Sostengo por ello mi condición de ciudadano del mundo, como se declaró el viejo Diógenes, por encima de las fronteras arbitrarias, de las razas y etnias, ideologías o creencias, y me siento con el deber moral de exigir un presente libre de absolutos y de fundamentalismos; un planeta sostenible en el que reinen la justicia, la libertad, la paz y la solidaridad... porque sin ellas no concibo modo alguno de reivindicar la vida.
Manifiesto, igualmente, mi vocación de habitar el tiempo azaroso y complejo en que me ha tocado respirar y mi ambición por vivir en él despierto. Así como deseo hacer público mi compromiso íntimo de ser leal y coherente con lo que siento y pienso, de intentar estar a la altura mi humilde retórica y de defender mi posición con la palabra como único arma que acepto esgrimir, objetando el uso de cualquiera otra que hiera, atormente, destruya o mate.
Y cuando pregono mis deseos quiero hacerlo firme, sin gritar, pero con letra clara y minúscula.

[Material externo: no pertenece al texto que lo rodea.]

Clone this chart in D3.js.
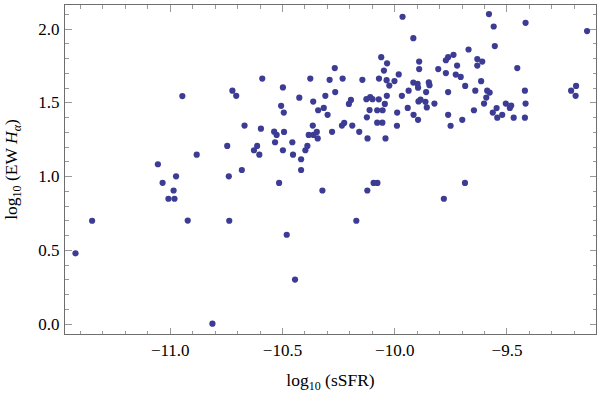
<!DOCTYPE html>
<html>

<head>
    <meta charset="utf-8">
    <title>sSFR vs EW Halpha</title>
    <script src="https://d3js.org/d3.v7.min.js" charset="utf-8"></script>
    <style type="text/css">
        body {
            margin: 0;
            background: #fff;
        }

        text {
            font-family: "Liberation Serif", "Times New Roman", Times, serif;
            fill: #000;
        }

        .axis path {
            display: none;
        }

        .axis line {
            stroke: #999;
            shape-rendering: crispEdges;
        }

        .frame {
            fill: none;
            stroke: #6e6e6e;
            stroke-width: 1;
            shape-rendering: crispEdges;
        }

        .dot {
            fill: #3c3c94;
        }
    </style>
</head>

<body>
</body>

<script type="text/javascript">
    // log10 sSFR for each galaxy
    var logSSFR = [
        -11.420, -11.346, -11.053, -11.032, -10.972, -10.983, -11.006, -10.979, -10.920, -10.944,
        -10.880, -10.810, -10.735, -10.721, -10.704, -10.588, -10.667, -10.594, -10.744, -10.737,
        -10.679, -10.625, -10.611, -10.601, -10.535, -10.524, -10.531, -10.491, -10.496, -10.496,
        -10.504, -10.492, -10.513, -10.454, -10.451, -10.415, -10.415, -10.396, -10.387, -10.423,
        -10.374, -10.361, -10.363, -10.381, -10.360, -10.345, -10.341, -10.339, -10.314, -10.297,
        -10.307, -10.288, -10.265, -10.263, -10.230, -10.277, -10.233, -10.223, -10.202, -10.193,
        -10.187, -10.156, -10.142, -10.320, -10.124, -10.107, -10.097, -10.069, -10.122, -10.110,
        -10.076, -10.052, -10.076, -10.053, -10.119, -10.039, -10.042, -10.033, -10.068, -10.058,
        -10.032, -10.046, -10.034, -10.022, -9.999, -9.980, -9.987, -9.988, -10.092, -10.075,
        -10.120, -10.479, -10.442, -10.169, -9.963, -9.578, -9.557, -9.415, -9.141, -9.915,
        -9.552, -9.669, -9.736, -9.760, -9.770, -9.889, -9.630, -9.608, -9.720, -9.630,
        -9.889, -9.804, -9.770, -9.726, -9.704, -9.452, -9.915, -9.896, -9.894, -9.846,
        -9.843, -9.684, -9.613, -9.936, -9.966, -9.858, -9.760, -9.639, -9.586, -9.575,
        -9.590, -9.600, -9.892, -9.883, -9.861, -9.821, -9.855, -9.940, -9.914, -9.894,
        -9.760, -9.749, -9.697, -9.645, -9.561, -9.544, -9.541, -9.519, -9.503, -9.485,
        -9.479, -9.468, -9.418, -9.415, -9.418, -9.212, -9.190, -9.192, -9.685, -9.779
    ];

    // log10 EW(Halpha), same order
    var logEW = [
        0.477, 0.698, 1.081, 0.955, 0.999, 0.903, 0.847, 0.847, 0.699, 1.543,
        1.146, 0.000, 0.698, 1.580, 1.545, 1.662, 1.343, 1.322, 1.205, 0.999,
        1.042, 1.176, 1.205, 1.146, 1.302, 1.280, 1.230, 1.300, 1.176, 1.602,
        1.477, 1.431, 0.954, 1.230, 1.146, 1.115, 1.042, 1.176, 1.205, 1.532,
        1.662, 1.506, 1.343, 1.280, 1.280, 1.300, 1.256, 1.447, 1.463, 1.416,
        1.545, 1.653, 1.733, 1.570, 1.662, 1.301, 1.343, 1.361, 1.490, 1.517,
        1.343, 1.301, 1.653, 0.903, 1.522, 1.536, 1.522, 1.521, 1.399, 1.448,
        1.447, 1.447, 1.363, 1.363, 1.256, 1.256, 1.490, 1.545, 1.662, 1.807,
        1.765, 1.716, 1.651, 1.614, 1.645, 1.690, 1.431, 1.342, 0.954, 0.954,
        0.903, 0.603, 0.299, 0.698, 2.081, 2.099, 2.015, 2.040, 1.984, 1.936,
        1.882, 1.859, 1.823, 1.807, 1.786, 1.777, 1.794, 1.777, 1.750, 1.750,
        1.726, 1.726, 1.699, 1.689, 1.673, 1.733, 1.635, 1.626, 1.600, 1.636,
        1.617, 1.612, 1.644, 1.580, 1.545, 1.570, 1.570, 1.580, 1.580, 1.567,
        1.533, 1.492, 1.507, 1.519, 1.504, 1.492, 1.466, 1.463, 1.416, 1.382,
        1.416, 1.342, 1.382, 1.447, 1.431, 1.462, 1.397, 1.416, 1.492, 1.463,
        1.479, 1.397, 1.580, 1.492, 1.397, 1.580, 1.612, 1.545, 0.954, 0.847
    ];

    var xMajor = [-11.0, -10.5, -10.0, -9.5];
    var yMajor = [0.0, 0.5, 1.0, 1.5, 2.0];

    var data = logSSFR.map(function (d, i) {
        return { x: d, y: logEW[i] };
    });

    var width = 600,
        height = 394;

    // plot frame in page pixels
    var frame = { left: 64.5, right: 596.5, top: 4.5, bottom: 334.5 };

    var x = d3.scaleLinear()
        .domain([-11.469, -9.099])
        .range([frame.left, frame.right]);

    var y = d3.scaleLinear()
        .domain([-0.0733, 2.164])
        .range([frame.bottom, frame.top]);

    // minor ticks every 0.1
    var xMinor = d3.range(-11.4, -9.05, 0.1).map(function (d) { return +d.toFixed(1); })
        .filter(function (d) { return xMajor.indexOf(d) < 0; });
    var yMinor = d3.range(0, 2.15, 0.1).map(function (d) { return +d.toFixed(1); })
        .filter(function (d) { return yMajor.indexOf(d) < 0; });

    var fmt = d3.format(".1f");

    var svg = d3.select("body").append("svg")
        .attr("width", width)
        .attr("height", height);

    function addAxis(axis, tx, ty) {
        var g = svg.append("g")
            .attr("class", "axis")
            .attr("transform", "translate(" + tx + "," + ty + ")")
            .call(axis);
        g.selectAll("text")
            .style("font-size", "17px");
        return g;
    }

    // bottom
    addAxis(d3.axisBottom(x).tickValues(xMinor).tickSize(-4).tickFormat(""), 0, frame.bottom);
    addAxis(d3.axisBottom(x).tickValues(xMajor).tickSize(-7).tickPadding(9).tickFormat(fmt), 0, frame.bottom);
    // top
    addAxis(d3.axisTop(x).tickValues(xMinor).tickSize(-4).tickFormat(""), 0, frame.top);
    addAxis(d3.axisTop(x).tickValues(xMajor).tickSize(-7).tickFormat(""), 0, frame.top);
    // left
    addAxis(d3.axisLeft(y).tickValues(yMinor).tickSize(-4).tickFormat(""), frame.left, 0);
    addAxis(d3.axisLeft(y).tickValues(yMajor).tickSize(-7).tickPadding(5).tickFormat(fmt), frame.left, 0);
    // right
    addAxis(d3.axisRight(y).tickValues(yMinor).tickSize(-4).tickFormat(""), frame.right, 0);
    addAxis(d3.axisRight(y).tickValues(yMajor).tickSize(-7).tickFormat(""), frame.right, 0);

    svg.append("rect")
        .attr("class", "frame")
        .attr("x", frame.left)
        .attr("y", frame.top)
        .attr("width", frame.right - frame.left)
        .attr("height", frame.bottom - frame.top);

    svg.append("g")
        .selectAll("circle")
        .data(data)
        .enter().append("circle")
        .attr("class", "dot")
        .attr("cx", function (d) { return x(d.x); })
        .attr("cy", function (d) { return y(d.y); })
        .attr("r", 3.1);

    // x axis title: log10 (sSFR)
    var xt = svg.append("text")
        .attr("x", (frame.left + frame.right) / 2)
        .attr("y", 386)
        .attr("text-anchor", "middle")
        .style("font-size", "17.5px");
    xt.append("tspan").text("log");
    xt.append("tspan").attr("dy", 4).style("font-size", "12px").text("10");
    xt.append("tspan").attr("dy", -4).text(" (sSFR)");

    // y axis title: log10 (EW H_alpha)
    var yt = svg.append("text")
        .attr("transform", "translate(17," + (frame.top + frame.bottom) / 2 + ") rotate(-90)")
        .attr("text-anchor", "middle")
        .style("font-size", "17.5px");
    yt.append("tspan").text("log");
    yt.append("tspan").attr("dy", 4).style("font-size", "12px").text("10");
    yt.append("tspan").attr("dy", -4).text(" (EW ");
    yt.append("tspan").style("font-style", "italic").text("H");
    yt.append("tspan").attr("dy", 4).style("font-size", "12px").style("font-style", "italic").text("\u03b1");
    yt.append("tspan").attr("dy", -4).text(")");
</script>

</html>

Pues es tristemente sabido que desde siempre se han perpetrado incontables fechorías en defensa de la Unidad, de la Justicia, del Partido, de la Libertad, de la Guerra Santa, de la Paz y de la propia Vida y, como dice Pániker, “en cuanto comienzan las palabras con mayúsculas, comienzan los crímenes”.
Y, cuando me manifiesto, lo hago también por honrar la grandeza del ser humano que hay detrás de cada una y cada uno de nosotros y para agradecer infinitamente el delicado regalo que es la vida, el despertar cada día y poder sentirme más o menos pleno, pero siempre vivo.
Y lo hago aquí, en estos días entrañables, asumiendo sin pretensiones la identidad que me confiere llevar el nombre que me nombra. Yo que soy lo que conozco y lo que ignoro; lo que digo y lo que callo; lo que hago y omito hacer. Yo que soy un poco lo que soy, y otro poco lo que persigo...
Uno más en el mundo, yo: vuestro amigo, humildemente vuestro igual y, en ese sentido, vuestro hermano.